I agree that the "M" and "L" sources may very likely simply be original creations of Matthew and Luke. I totally agree that there is no reason to assume that they copycatted every single story they told. In fact, I would say that's highly unlikely. Perhaps some of the "M" and "L" material came from other sources, but I'd guess that much of it was their own midrashic creations based on their own study of Jewish scripture.

John C. Poirier said...

I know this comment is really late, compared to the date of your post, but anyways:

Luke's non-use of Matthew's birth narrative is easy to explain on the terms of the Farrer hypothesis: Luke, like the vast majority of Christians in his day, would have been horrified at Matthew's implying that Jesus' birth was astrologically determined. Jesus' ascendency over the sidereal powers, in fact, was a very big part of many early Christians' understanding of the Christ event. Luke probably would have reacted very strongly to Matthew's birth narrative -- as indeed many later Christians found that they had to explain away those same astrological references -- and he simply replaced the whole thing.

Scott said...

Thanks for your comment John.

Yes, going with the Farrer Hypothesis, we could speculate that Luke disagreed with Matthew's depiction, and so changed the story.

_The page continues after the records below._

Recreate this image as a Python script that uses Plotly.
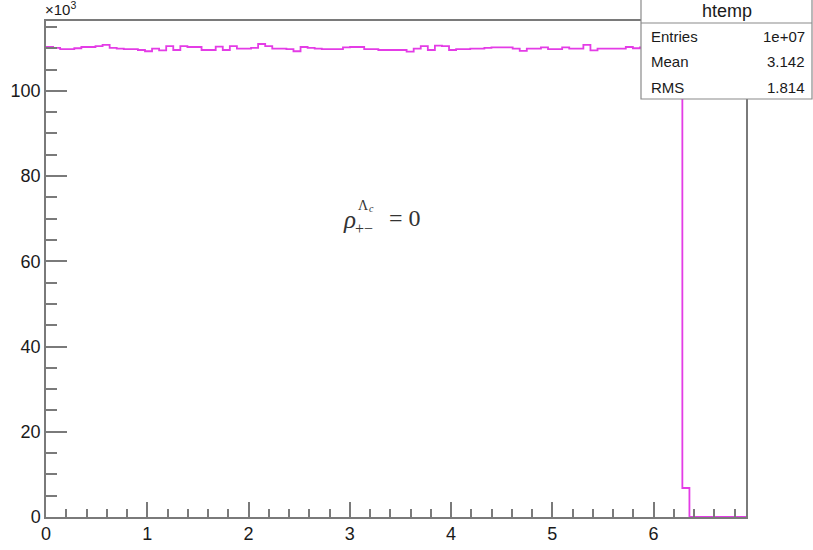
import plotly.graph_objects as go

# ---- data (bin contents in units of 10^3) ----
x_max = 6.913
n_bins = 99
counts = [
    110.3, 110.1, 109.8, 109.8, 110.0, 110.3, 110.3, 110.5, 110.8, 110.1,
    109.9, 109.8, 109.8, 109.6, 109.3, 109.9, 109.5, 110.5, 109.6, 110.5,
    110.3, 110.3, 109.6, 109.6, 110.4, 109.6, 110.5, 109.9, 109.9, 110.1,
    111.0, 110.5, 109.9, 109.9, 109.8, 109.3, 110.3, 110.1, 109.9, 109.8,
    109.8, 109.8, 110.2, 110.3, 110.3, 109.8, 109.8, 109.6, 109.6, 109.6,
    109.6, 109.2, 109.9, 110.5, 109.6, 110.6, 110.5, 109.6, 109.8, 109.8,
    109.9, 109.9, 110.1, 110.2, 110.2, 110.2, 109.9, 109.4, 109.9, 109.9,
    110.2, 109.8, 109.8, 110.2, 109.9, 109.9, 110.8, 109.5, 109.9, 109.9,
    109.9, 109.9, 110.3, 110.0, 110.2, 109.8, 110.1, 109.9, 110.3, 110.0,
    6.8, 0, 0, 0, 0, 0, 0, 0, 0,
]
y_max = 116.4
x_ticks = [0, 1, 2, 3, 4, 5, 6]
y_ticks = [0, 20, 40, 60, 80, 100]
stats_names = ["Entries", "Mean", "RMS"]
stats_values = ["1e+07", "3.142", "1.814"]
hist_name = "htemp"

w = x_max / n_bins
edges = [i * w for i in range(n_bins + 1)]
ys = counts + [counts[-1]]

# ---- layout geometry (pixels) ----
W, H = 813, 550
L, R, T, B = 46, 746, 21, 517
pw, ph = R - L, B - T

def px(xp):
    return (xp - L) / pw

def py(yp):
    return (B - yp) / ph

FONT = "Liberation Sans, Arial, Helvetica, sans-serif"
SERIF = "Liberation Serif, DejaVu Serif, serif"
AX = "#7a7a7a"
TXT = "#1a1a1a"

fig = go.Figure()
fig.add_trace(go.Scatter(
    x=edges, y=ys, mode="lines", line=dict(color="#e43ce6", width=1.8, shape="hv"),
    hoverinfo="skip", showlegend=False,
))

fig.update_layout(
    width=W, height=H,
    margin=dict(l=L, r=W - R, t=T, b=H - B, autoexpand=False),
    paper_bgcolor="white", plot_bgcolor="white",
    font=dict(family=FONT, color=TXT, size=17),
    showlegend=False,
)
fig.update_xaxes(
    range=[0, x_max], tickvals=x_ticks, ticktext=[str(v) for v in x_ticks],
    automargin=False,
    showgrid=False, zeroline=False, showline=True, linecolor=AX, linewidth=1.5,
    mirror=True, ticks="inside", ticklen=15, tickwidth=1.5, tickcolor=AX,
    tickfont=dict(size=18, family=FONT, color=TXT),
    minor=dict(dtick=0.2, tick0=0, ticks="inside", ticklen=8, tickwidth=1.5, tickcolor=AX, showgrid=False),
)
fig.update_yaxes(
    range=[0, y_max], tickvals=y_ticks, ticktext=[str(v) for v in y_ticks],
    automargin=False,
    showgrid=False, zeroline=False, showline=True, linecolor=AX, linewidth=1.5,
    mirror=True, ticks="inside", ticklen=21, tickwidth=1.5, tickcolor=AX,
    tickfont=dict(size=18, family=FONT, color=TXT),
    minor=dict(dtick=5, tick0=0, ticks="inside", ticklen=11, tickwidth=1.5, tickcolor=AX, showgrid=False),
)

ann = []
# x10^3 label
ann.append(dict(xref="paper", yref="paper", x=px(43), y=py(20), xanchor="left", yanchor="bottom",
                text="×10<sup>3</sup>", showarrow=False, font=dict(size=15, family=FONT, color=TXT)))

# rho label
RC = "#333"
ann.append(dict(xref="paper", yref="paper", x=px(349), y=py(219), xanchor="center", yanchor="middle",
                text="<i>ρ</i>", showarrow=False, font=dict(size=25, family=SERIF, color=RC)))
ann.append(dict(xref="paper", yref="paper", x=px(363), y=py(205), xanchor="center", yanchor="middle",
                text="Λ", showarrow=False, font=dict(size=14, family=SERIF, color=RC)))
ann.append(dict(xref="paper", yref="paper", x=px(371.5), y=py(208), xanchor="center", yanchor="middle",
                text="<i>c</i>", showarrow=False, font=dict(size=10, family=SERIF, color=RC)))
ann.append(dict(xref="paper", yref="paper", x=px(364), y=py(228), xanchor="center", yanchor="middle",
                text="+−", showarrow=False, font=dict(size=16, family=SERIF, color=RC)))
ann.append(dict(xref="paper", yref="paper", x=px(387), y=py(218), xanchor="left", yanchor="middle",
                text="= 0", showarrow=False, font=dict(size=24, family=SERIF, color=RC)))

# stats box
bx0, bx1, by0, by1, bsep = 641, 812, 0, 99, 23
shapes = [
    dict(type="rect", xref="paper", yref="paper", x0=px(bx0), x1=px(bx1), y0=py(by1), y1=py(by0 - 1),
         line=dict(color="#8a8a8a", width=1.2), fillcolor="white", layer="above"),
    dict(type="line", xref="paper", yref="paper", x0=px(bx0), x1=px(bx1), y0=py(bsep), y1=py(bsep),
         line=dict(color="#8a8a8a", width=1.2), layer="above"),
]
ann.append(dict(xref="paper", yref="paper", x=px((bx0 + bx1) / 2), y=py(11), xanchor="center", yanchor="middle",
                text=hist_name, showarrow=False, font=dict(size=18, family=FONT, color=TXT)))
for i, (n, v) in enumerate(zip(stats_names, stats_values)):
    yy = 37 + 25 * i
    ann.append(dict(xref="paper", yref="paper", x=px(649), y=py(yy), xanchor="left", yanchor="middle",
                    text=n, showarrow=False, font=dict(size=15, family=FONT, color=TXT)))
    ann.append(dict(xref="paper", yref="paper", x=px(807), y=py(yy), xanchor="right", yanchor="middle",
                    text=v, showarrow=False, font=dict(size=15, family=FONT, color=TXT)))

fig.update_layout(annotations=ann, shapes=shapes)
fig.write_html(
    "out.html",
    config={"displayModeBar": False},
    post_script="document.body.style.margin='0px';document.body.style.overflow='hidden';",
)
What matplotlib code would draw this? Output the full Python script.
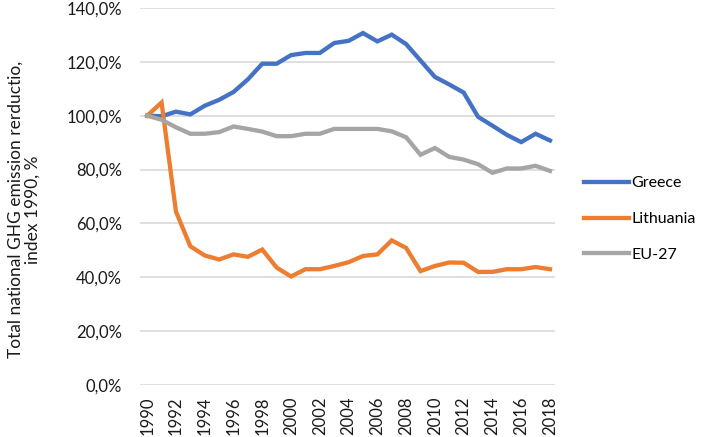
import matplotlib
matplotlib.use("Agg")
import matplotlib.pyplot as plt
from matplotlib.ticker import FuncFormatter

years = list(range(1990, 2019))

greece = [100, 99.8, 101.5, 100.5, 103.7, 105.9, 108.8, 113.5, 119.3, 119.3,
          122.5, 123.3, 123.3, 127.0, 127.8, 130.7, 127.6, 130.1, 126.6, 120.5,
          114.4, 111.6, 108.6, 99.6, 96.3, 92.9, 90.2, 93.3, 90.8]
lithuania = [100, 104.9, 64.4, 51.5, 48.1, 46.6, 48.5, 47.6, 50.3, 43.6,
             40.3, 43.0, 43.0, 44.2, 45.6, 47.9, 48.5, 53.7, 50.9, 42.3,
             44.2, 45.5, 45.4, 42.0, 42.0, 43.0, 43.0, 43.8, 43.0]
eu27 = [100, 98.5, 95.7, 93.3, 93.3, 93.9, 96.0, 95.1, 94.1, 92.4,
        92.4, 93.3, 93.3, 95.1, 95.1, 95.1, 95.1, 94.2, 92.0, 85.5,
        88.0, 84.7, 83.7, 82.0, 78.8, 80.4, 80.4, 81.4, 79.5]

series = [("Greece", greece, "#4472C4"),
          ("Lithuania", lithuania, "#ED7D31"),
          ("EU-27", eu27, "#A5A5A5")]

plt.rcParams['font.family'] = ['Lato', 'DejaVu Sans']

fig = plt.figure(figsize=(7.08, 4.37), dpi=100)
ax = fig.add_axes([140/708, 1 - 385/437, 415/708, 377/437])

for name, vals, col in series:
    ax.plot(years, vals, color=col, lw=3.1, label=name, solid_joinstyle='miter')

ax.set_ylim(0, 140)
ax.set_yticks(range(0, 141, 20))
ax.yaxis.set_major_formatter(FuncFormatter(lambda v, p: ("%.1f%%" % v).replace(".", ",")))
ax.set_xlim(1989.5, 2018.35)
ax.set_xticks(years[::2])
ax.set_xticklabels([str(y) for y in years[::2]], rotation=90)
ax.tick_params(length=0, labelsize=12, colors="#1a1a1a", pad=8)
ax.tick_params(axis='y', pad=13)
ax.grid(axis='y', color="#d9d9d9", lw=1.2)
ax.set_axisbelow(True)
for s in ax.spines.values():
    s.set_visible(False)

fig.text(0.034, 0.52, "Total national GHG emission rerductio,\nindex 1990, %",
         rotation=90, ha='center', va='center', fontsize=12.5, color="#1a1a1a",
         multialignment='center', linespacing=1.1)

ax.legend(loc='center left', bbox_to_anchor=(1.035, 0.44), frameon=False,
          fontsize=11.5, handlelength=2.8, handletextpad=0.15, labelspacing=1.35)

fig.savefig("out.png", dpi=100)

One of the whole problems with the entire discussion, of course, is that it sort of presupposes that the Gospels as we have them now were in essentially the same form in the 1st century. For instance, Luke might have used Matthew (as the Farrer Hypothesis says), but the "Matthew" he used didn't include the birth story, so Luke inserted his own.

As I have argued in other essays, I think Matthew, in particular, is probably heavily edited and redacted from some original "proto-Matthew" document. I've even gone so far as to suggest that "proto-Matthew," might, in fact, be the Q document.